Notaries are also legal professionals. They advise clients on legal matters at important times in their lives. But unlike lawyers, they can’t represent clients in court when cases are contested, that is, when one side is opposing another.

Notaries must be neutral. They can’t take sides. Instead, they must consider the rights of all people involved in a situation. They’re specialists in getting people to agree. Notaries sometimes act as mediators to help solve problems so people don’t end up in court, for example, during a divorce or when neighbours can’t agree about a fence.   

They also prepare notarial documents including wills, mortgages and marriage contracts. Notarial documents are “authentic.” This means the documents have special legal status and are hard to challenge.    

Notaries are often responsible for making sure families, property and businesses are protected. They use computer technology to handle financial matters, sign documents and communicate with clients.    

Day-to-Day Work

Main Duties

Notaries help their clients at important times in their lives: getting married, buying property, starting a business, looking after financial matters, death, etc. These are their main duties:

  • give legal advice to clients in order to prevent or solve problems
  • write documents that follow special legal rules, after doing research and checking necessary information
  • make sure their clients are protected legally and financially, for example, when selling a house or a business, or when paying off a mortgage  
  • represent clients in court in cases where people are not opposing one another, for example, when adopting a child


Work Environment

Notaries usually work in an office. They might work alone, with other notaries or sometimes in companies. They might leave their office once in a while to meet clients or other people, or to go to court. They usually work 40 hours a week or more. Sometimes they might work evenings and weekends. 

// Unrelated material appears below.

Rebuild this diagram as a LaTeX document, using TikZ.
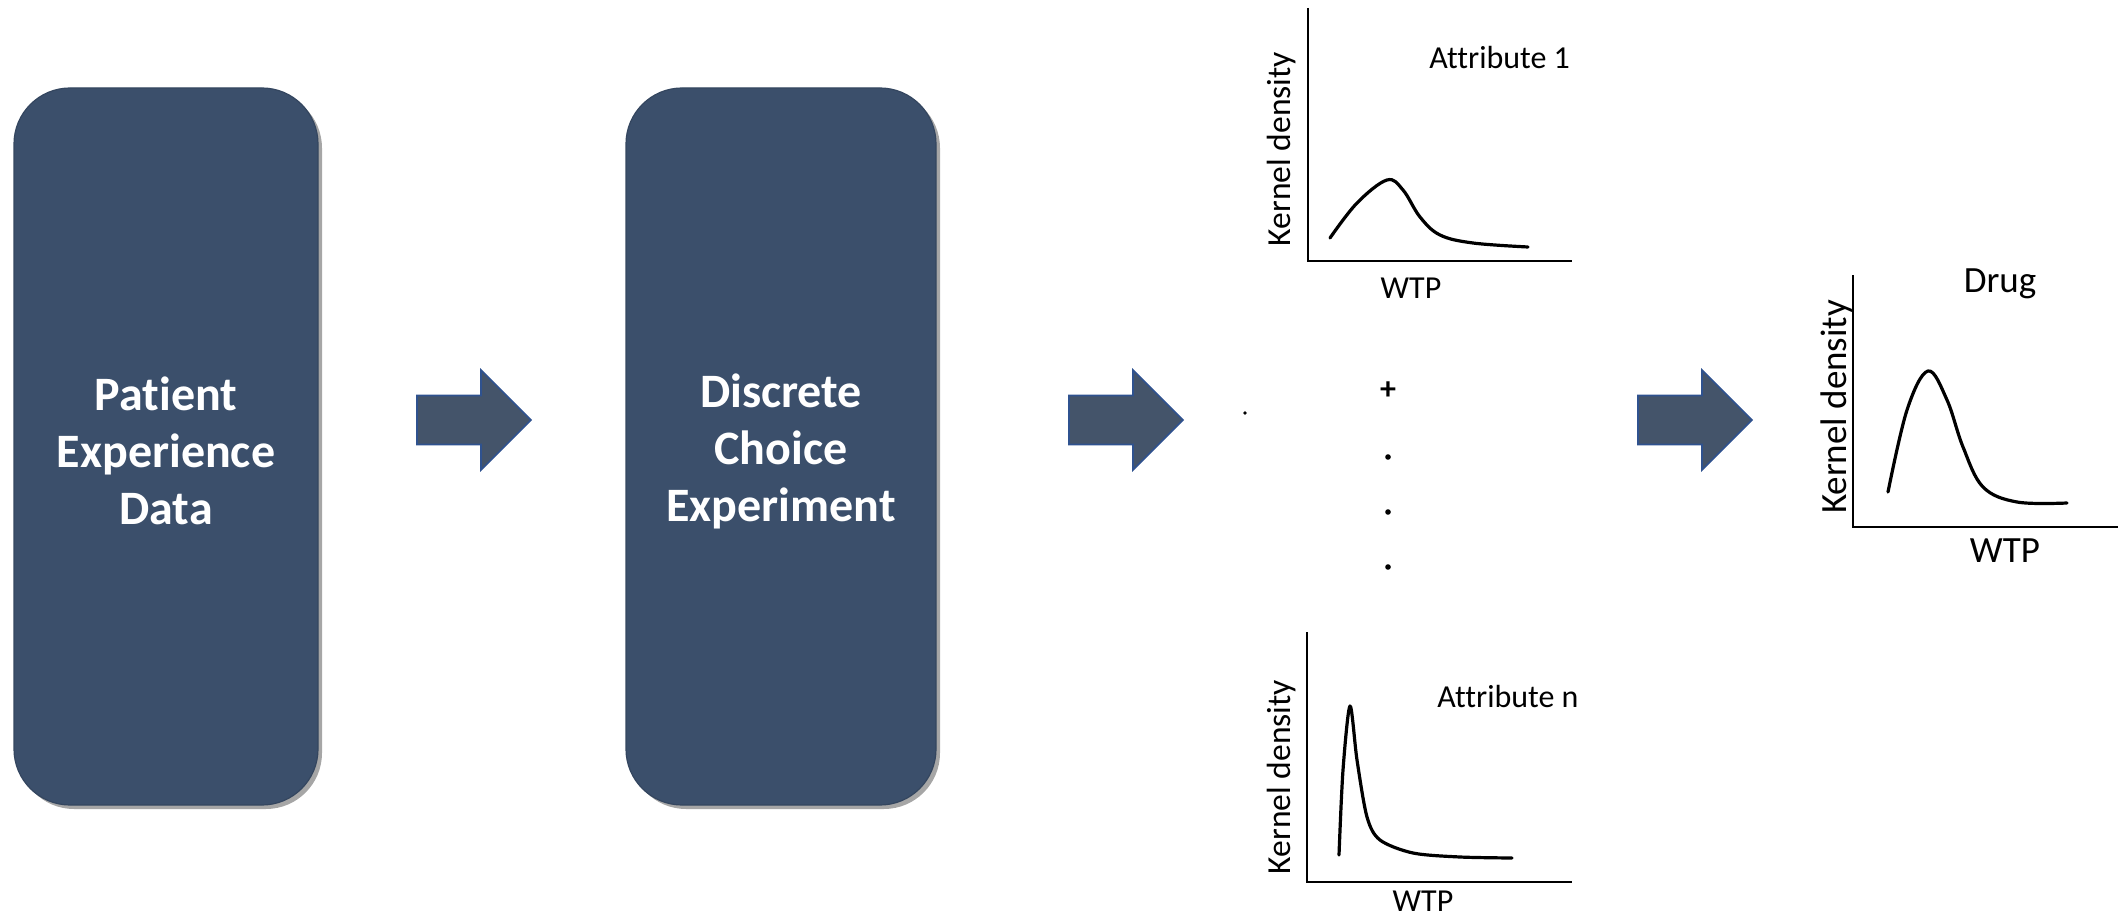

To become a notary, you first need a bachelor’s degree in law and then a master’s degree in notarial law.

Before they can practise in Quebec, notaries must

  • complete the professional training given by Chambre des notaires (professional association of notaries) and
  • be admitted to the Chambre des notaires. Visit the website of the Chambre des notaires for more information on admission requirements (Website in French only).

Notaries must take at least 30 hours of continuing education courses every two years. This helps them keep their knowledge up to date, keep up with their profession and improve their skills.


Notaries earn from $30,000 to over $100,000 a year. Their salary depends on the number of hours they work and the fees they charge, and on whether they are employees, partners in a firm or are self-employed. Notaries who work in companies might have benefits, such as group insurance, RRSPs and paid vacation days. 

Notaries decide how much to charge their clients for the work they do. They might charge a professional fee for each hour they work for a client, or they might charge a fixed amount.

As notaries gain more experience and more clients, their income usually increases also.

To learn more

The website of the Chambre des notaires du Québec (French only) has information on the role, training, practise and inspection of notaries. There is also a section that explains the history of the profession.  

Service Canada’s website has information about notaries, job prospects and required training.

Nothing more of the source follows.